After law school, Yang served as law clerk for Judge Edmund Ludwig of the U.S. District Court for the Eastern District of Pennsylvania from 1996 to 1997, and as an attorney for the National Employment Law Project in Washington, DC, from 1997 to 1998, where she focused on efforts to enforce the workplace rights of garment workers.
Yang started her government service as a senior trial attorney in the Employment Litigation Section of the Civil Rights Division of the Department of Justice from 1998 to 2003.
Yang went into private practice in early 2003 as an associate at the law firm of Cohen, Milstein, Sellers & Toll, rising to partner before leaving in May 2013. At Cohen Milstein, Yang represented plaintiffs, mainly workers, in civil rights class actions and wage and hour collective actions. Her prominent cases included Dukes v. Wal-Mart, the largest sex-discrimination class-action suit in history, in which she represented a class of 1.6 million women against Wal-Mart. The case went all the way to the Supreme Court before being dismissed on technical grounds.

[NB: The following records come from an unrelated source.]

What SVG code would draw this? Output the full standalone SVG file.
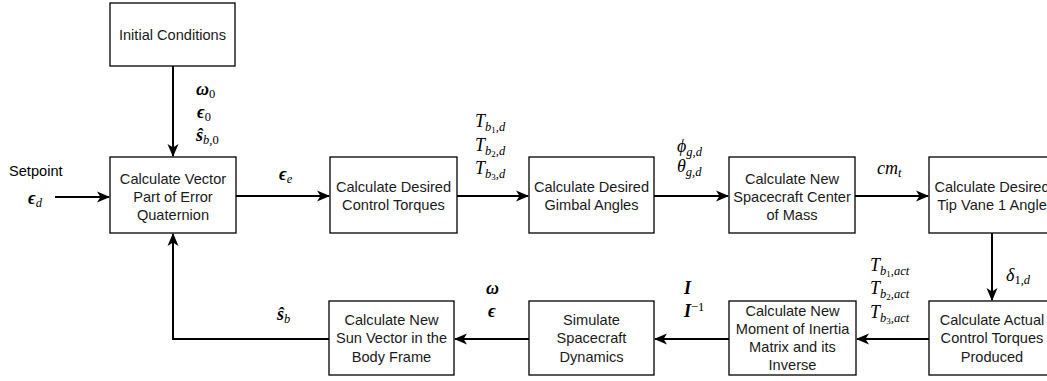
<svg xmlns="http://www.w3.org/2000/svg" width="1047" height="381" viewBox="0 0 1047 381">
<defs>
<marker id="arr" markerUnits="userSpaceOnUse" markerWidth="14" markerHeight="14" viewBox="0 0 14 14" refX="12" refY="7" orient="auto">
<path d="M0,1.5 L13,7 L0,12.5 L3.5,7 z" fill="#000"/>
</marker>
<style>
.box{fill:#fff;stroke:#000;stroke-width:1.3}
.t{font-family:"Liberation Sans",Arial,sans-serif;font-size:14.6px;fill:#1a1a1a;text-anchor:middle}
.lbl{font-family:"Liberation Sans",Arial,sans-serif;font-size:14.6px;fill:#000}
.m{font-family:"Liberation Serif","Times New Roman",serif;font-style:italic;font-size:18px;fill:#000}
.mb{font-family:"Liberation Serif","Times New Roman",serif;font-style:italic;font-weight:bold;font-size:18px;fill:#000}
.c{fill:none;stroke:#000;stroke-width:2;marker-end:url(#arr)}
.s{font-size:12.5px}
.ss{font-size:9px}
.u{font-style:normal;font-weight:normal}
</style>
</defs>
<rect width="1047" height="381" fill="#fff"/>

<g id="connectors">
<path class="c" d="M55,197 H109"/>
<path class="c" d="M173,66 V156"/>
<path class="c" d="M236,196 H329"/>
<path class="c" d="M457,196 H528"/>
<path class="c" d="M654,196 H728"/>
<path class="c" d="M855,196 H928"/>
<path class="c" d="M992,233 V300"/>
<path class="c" d="M929,339 H857"/>
<path class="c" d="M729,339 H655"/>
<path class="c" d="M529,339 H455"/>
<path class="c" d="M329,339 H173 V234"/>
</g>

<g id="node-initial">
<rect class="box" x="110" y="3" width="125" height="63"/>
<text class="t" x="172.5" y="40">Initial Conditions</text>
</g>
<g id="node-error">
<rect class="box" x="110" y="157" width="126" height="76"/>
<text class="t" x="173" y="184">Calculate Vector</text>
<text class="t" x="173" y="202">Part of Error</text>
<text class="t" x="173" y="220">Quaternion</text>
</g>
<g id="node-torques">
<rect class="box" x="330" y="157" width="127" height="76"/>
<text class="t" x="393.5" y="192">Calculate Desired</text>
<text class="t" x="393.5" y="210">Control Torques</text>
</g>
<g id="node-gimbal">
<rect class="box" x="529" y="157" width="125" height="76"/>
<text class="t" x="591.5" y="192">Calculate Desired</text>
<text class="t" x="591.5" y="210">Gimbal Angles</text>
</g>
<g id="node-com">
<rect class="box" x="729" y="157" width="126" height="76"/>
<text class="t" x="792" y="184">Calculate New</text>
<text class="t" x="792" y="202">Spacecraft Center</text>
<text class="t" x="792" y="220">of Mass</text>
</g>
<g id="node-tipvane">
<rect class="box" x="929" y="157" width="125" height="76"/>
<text class="t" x="992" y="192">Calculate Desired</text>
<text class="t" x="992" y="210">Tip Vane 1 Angle</text>
</g>
<g id="node-actual">
<rect class="box" x="929" y="301" width="125" height="74"/>
<text class="t" x="992" y="325">Calculate Actual</text>
<text class="t" x="992" y="343">Control Torques</text>
<text class="t" x="992" y="362">Produced</text>
</g>
<g id="node-inertia">
<rect class="box" x="729" y="301" width="127" height="74"/>
<text class="t" x="792.5" y="316">Calculate New</text>
<text class="t" x="792.5" y="334">Moment of Inertia</text>
<text class="t" x="792.5" y="352">Matrix and its</text>
<text class="t" x="792.5" y="370">Inverse</text>
</g>
<g id="node-dynamics">
<rect class="box" x="529" y="301" width="125" height="74"/>
<text class="t" x="591.5" y="325">Simulate</text>
<text class="t" x="591.5" y="343">Spacecraft</text>
<text class="t" x="591.5" y="362">Dynamics</text>
</g>
<g id="node-sun">
<rect class="box" x="329" y="301" width="125" height="74"/>
<text class="t" x="391.5" y="325">Calculate New</text>
<text class="t" x="391.5" y="343">Sun Vector in the</text>
<text class="t" x="391.5" y="362">Body Frame</text>
</g>

<g id="labels">
<text class="lbl" x="9" y="176">Setpoint</text>
<text class="mb" x="28" y="204">ϵ<tspan class="s" font-weight="normal" dy="3">d</tspan></text>
<text class="mb" x="196" y="95">ω<tspan class="s u" dy="3">0</tspan></text>
<text class="mb" x="197" y="118">ϵ<tspan class="s u" dy="3">0</tspan></text>
<text class="mb" x="196" y="141">ŝ<tspan class="s" font-weight="normal" dy="3">b,</tspan><tspan class="s u">0</tspan></text>
<text class="mb" x="279" y="180">ϵ<tspan class="s" font-weight="normal" dy="3">e</tspan></text>
<text class="m" x="475" y="127">T<tspan class="s" dy="4">b</tspan><tspan class="ss u" dy="2">1</tspan><tspan class="s" dy="-2">,d</tspan></text>
<text class="m" x="475" y="151">T<tspan class="s" dy="4">b</tspan><tspan class="ss u" dy="2">2</tspan><tspan class="s" dy="-2">,d</tspan></text>
<text class="m" x="475" y="174">T<tspan class="s" dy="4">b</tspan><tspan class="ss u" dy="2">3</tspan><tspan class="s" dy="-2">,d</tspan></text>
<text class="m" x="677" y="152">ϕ<tspan class="s" dy="4">g,d</tspan></text>
<text class="m" x="677" y="172">θ<tspan class="s" dy="4">g,d</tspan></text>
<text class="m" x="877" y="174">cm<tspan class="s" dy="3">t</tspan></text>
<text class="m" x="1006" y="281">δ<tspan class="s u" dy="3">1,</tspan><tspan class="s">d</tspan></text>
<text class="m" x="870" y="271">T<tspan class="s" dy="4">b</tspan><tspan class="ss u" dy="2">1</tspan><tspan class="s" dy="-2">,act</tspan></text>
<text class="m" x="870" y="294">T<tspan class="s" dy="4">b</tspan><tspan class="ss u" dy="2">2</tspan><tspan class="s" dy="-2">,act</tspan></text>
<text class="m" x="870" y="318">T<tspan class="s" dy="4">b</tspan><tspan class="ss u" dy="2">3</tspan><tspan class="s" dy="-2">,act</tspan></text>
<text class="mb" x="684" y="294">I</text>
<text class="mb" x="684" y="317">I<tspan class="s u" dy="-6">−1</tspan></text>
<text class="mb" x="486" y="294">ω</text>
<text class="mb" x="488" y="317">ϵ</text>
<text class="mb" x="277" y="320">ŝ<tspan class="s" font-weight="normal" dy="3">b</tspan></text>
</g>
</svg>
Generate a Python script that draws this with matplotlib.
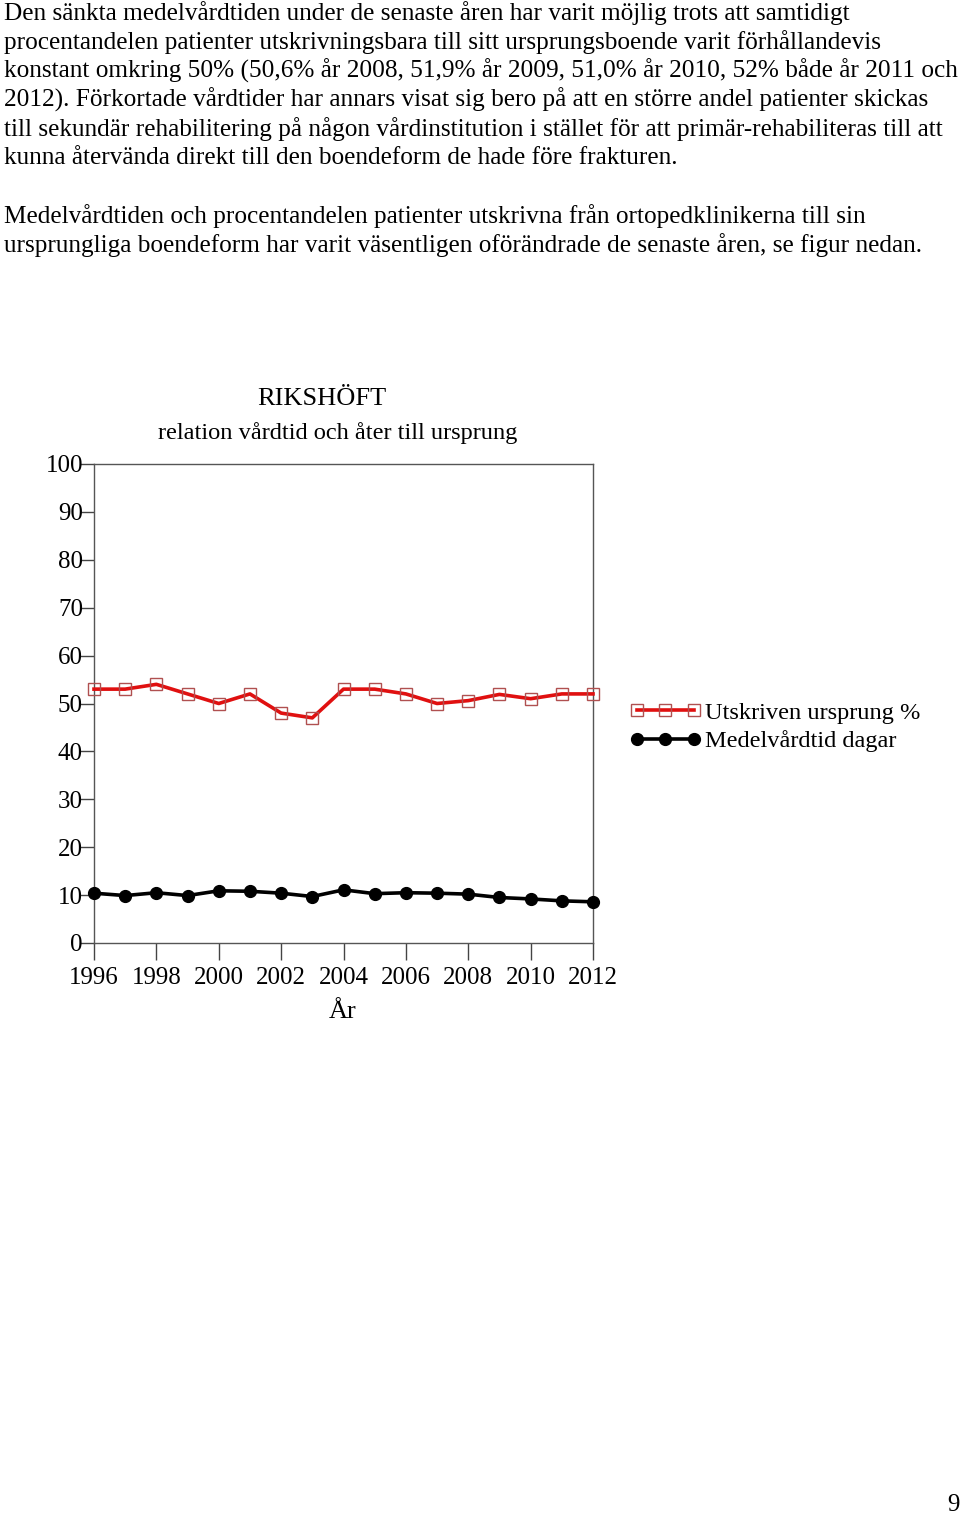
import matplotlib
matplotlib.use("Agg")
import matplotlib.pyplot as plt

years = list(range(1996, 2013))
utskriven = [53, 53, 54, 52, 50, 52, 48, 47, 53, 53, 52, 50, 50.6, 51.9, 51.0, 52, 52]
vardtid = [10.4, 9.9, 10.5, 9.9, 10.9, 10.8, 10.4, 9.7, 11.1, 10.3, 10.5, 10.4, 10.2, 9.5, 9.2, 8.8, 8.6]
yticks = [0, 10, 20, 30, 40, 50, 60, 70, 80, 90, 100]
xticks = list(range(1996, 2013, 2))

para1 = [
    "Den sänkta medelvårdtiden under de senaste åren har varit möjlig trots att samtidigt",
    "procentandelen patienter utskrivningsbara till sitt ursprungsboende varit förhållandevis",
    "konstant omkring 50% (50,6% år 2008, 51,9% år 2009, 51,0% år 2010, 52% både år 2011 och",
    "2012). Förkortade vårdtider har annars visat sig bero på att en större andel patienter skickas",
    "till sekundär rehabilitering på någon vårdinstitution i stället för att primär-rehabiliteras till att",
    "kunna återvända direkt till den boendeform de hade före frakturen.",
]
para2 = [
    "Medelvårdtiden och procentandelen patienter utskrivna från ortopedklinikerna till sin",
    "ursprungliga boendeform har varit väsentligen oförändrade de senaste åren, se figur nedan.",
]

W, H = 960, 1515
fig = plt.figure(figsize=(W / 100, H / 100), dpi=100)
plt.rcParams['font.family'] = ['Liberation Serif', 'DejaVu Serif']

def fy(py):
    return 1 - py / H

for i, line in enumerate(para1):
    fig.text(4 / W, fy(13 + 29 * i), line, fontsize=18.2, va='center', ha='left')
for i, line in enumerate(para2):
    fig.text(4 / W, fy(216 + 29 * i), line, fontsize=18.2, va='center', ha='left')

ax = fig.add_axes([94 / W, 1 - 943 / H, (593 - 94) / W, (943 - 464) / H])
ax.plot(years, utskriven, color='#e01010', lw=2.6, marker='s', ms=8.5,
        mfc='none', mec='#b05050', mew=1.0, label='Utskriven ursprung %', zorder=3, clip_on=False)
ax.plot(years, vardtid, color='black', lw=2.6, marker='o', ms=8.5,
        mfc='black', mec='black', label='Medelvårdtid dagar', zorder=3, clip_on=False)

ax.set_xlim(1996, 2012)
ax.set_ylim(0, 100)
ax.set_xticks(xticks)
ax.set_yticks(yticks)
ax.tick_params(axis='x', direction='out', length=12, width=1, color='#444444', labelsize=18, pad=5)
ax.tick_params(axis='y', direction='out', length=10, width=1, color='#444444', labelsize=18, pad=-2)
for s in ax.spines.values():
    s.set_color('#555555')
    s.set_linewidth(1.0)

fig.text(343 / W, fy(1012), "År", fontsize=19, ha='center', va='center')
fig.text(322 / W, fy(399), "RIKSHÖFT", fontsize=19, ha='center', va='center')
fig.text(338 / W, fy(433), "relation vårdtid och åter till ursprung", fontsize=17.6, ha='center', va='center')

leg = ax.legend(loc='center left', bbox_to_anchor=((630 - 94) / (593 - 94), (943 - 727) / (943 - 464)),
                frameon=False, fontsize=17.6, numpoints=3, handlelength=2.9, handletextpad=0.15,
                labelspacing=0.25, borderaxespad=0, borderpad=0)

fig.text(953 / W, fy(1505), "9", fontsize=18, ha='center', va='center')

fig.savefig("out.png", dpi=100)
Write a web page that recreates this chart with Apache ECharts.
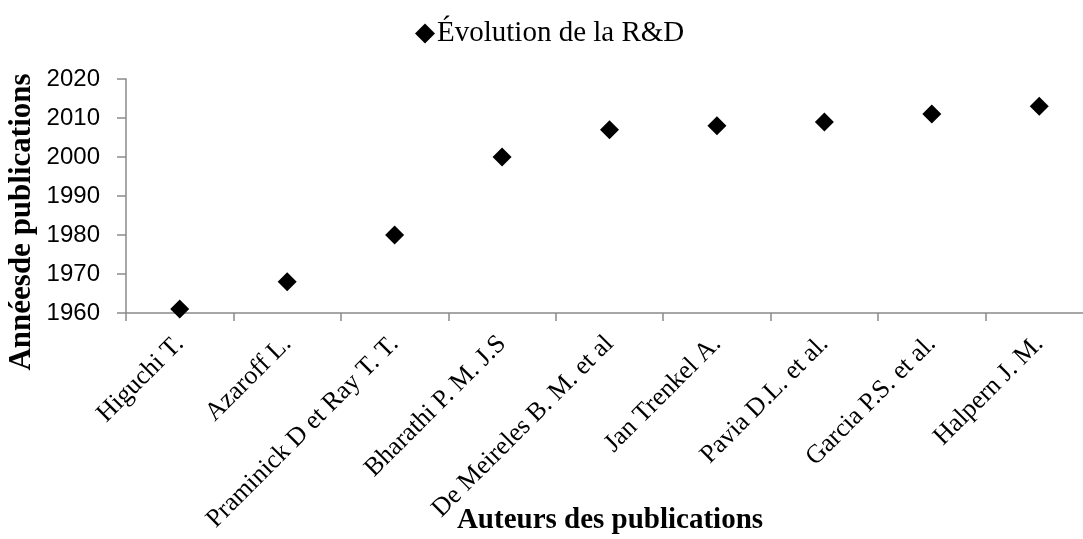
<!DOCTYPE html>
<html>
<head>
<meta charset="utf-8">
<script src="https://cdn.jsdelivr.net/npm/echarts@6/dist/echarts.min.js"></script>
<style>
  html, body { margin: 0; padding: 0; background: #ffffff; }
  #chart { width: 1083px; height: 539px; }
</style>
</head>
<body>
<div id="chart"></div>
<script>
// Authors (categories) and the year of each publication
const authors = [
  'Higuchi T.',
  'Azaroff L.',
  'Praminick D et Ray T. T.',
  'Bharathi P. M. J.S',
  'De Meireles B. M. et al',
  'Jan Trenkel A.',
  'Pavia D.L. et al.',
  'Garcia P.S. et al.',
  'Halpern J. M.'
];
const years = [1961, 1968, 1980, 2000, 2007, 2008, 2009, 2011, 2013];

const seriesName = 'Évolution de la R&D';
const xTitle = 'Auteurs des publications';
const yTitle = 'Annéesde publications';

const serif = '"Liberation Serif", "Times New Roman", serif';
const sans = '"Liberation Sans", Arial, sans-serif';
const axisGrey = '#8a8a8a';

const chart = echarts.init(document.getElementById('chart'), null, { renderer: 'canvas' });

chart.setOption({
  animation: false,
  backgroundColor: '#ffffff',
  legend: {
    left: 410,
    top: 14,
    icon: 'diamond',
    itemWidth: 20,
    itemHeight: 20,
    data: [seriesName],
    itemStyle: { color: '#000000', opacity: 1 },
    textStyle: {
      fontFamily: serif,
      fontSize: 29,
      color: '#000000',
      padding: [0, 0, 0, -3]
    }
  },
  grid: {
    left: 126,
    top: 79,
    width: 967,
    height: 234,
    containLabel: false,
    outerBoundsMode: 'none'
  },
  xAxis: {
    type: 'category',
    data: authors,
    boundaryGap: true,
    axisLine: { lineStyle: { color: axisGrey, width: 1.5 } },
    axisTick: { show: true, length: 8, lineStyle: { color: axisGrey, width: 1.5 } },
    axisLabel: {
      rotate: 45,
      margin: 27,
      interval: 0,
      hideOverlap: false,
      fontFamily: serif,
      fontSize: 26,
      color: '#000000'
    },
    splitLine: { show: false }
  },
  yAxis: {
    type: 'value',
    min: 1960,
    max: 2020,
    interval: 10,
    axisLine: { show: true, lineStyle: { color: axisGrey, width: 1.5 } },
    axisTick: { show: true, length: 9, lineStyle: { color: axisGrey, width: 1.5 } },
    axisLabel: {
      margin: 26,
      formatter: (v) => String(v),
      fontFamily: sans,
      fontSize: 24,
      color: '#000000'
    },
    splitLine: { show: false }
  },
  graphic: [{
    // vertical axis title
    type: 'text',
    x: 22,
    y: 222,
    rotation: Math.PI / 2,
    style: {
      text: yTitle,
      fontFamily: serif,
      fontSize: 31,
      fontWeight: 'bold',
      fill: '#000000',
      align: 'center',
      verticalAlign: 'middle'
    }
  }, {
    // horizontal axis title
    type: 'text',
    x: 610,
    y: 535,
    style: {
      text: xTitle,
      fontFamily: serif,
      fontSize: 29,
      fontWeight: 'bold',
      fill: '#000000',
      align: 'center',
      verticalAlign: 'bottom'
    }
  }],
  series: [{
    name: seriesName,
    type: 'scatter',
    data: years,
    symbol: 'diamond',
    symbolSize: 19,
    itemStyle: { color: '#000000', opacity: 1 }
  }]
});
</script>
</body>
</html>
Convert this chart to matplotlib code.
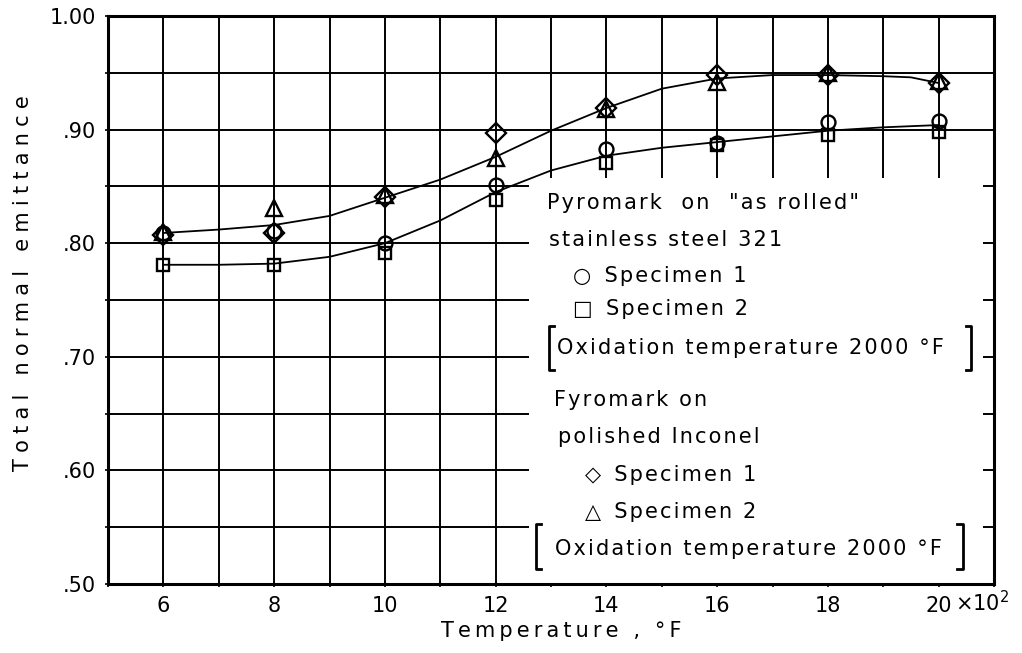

From 2007 until her confirmation to the EEOC in 2013, Yang served as a board member and vice-chair of the Asian Pacific American Legal Resource Center. From 1998 to 2004, she served as co-chair and board member of the National Governing Board of the National Asian Pacific American Women’s Forum.
Yang and her husband, Kil Huh, director of the States’ Fiscal Health Project at the Pew Charitable Trusts, have two sons.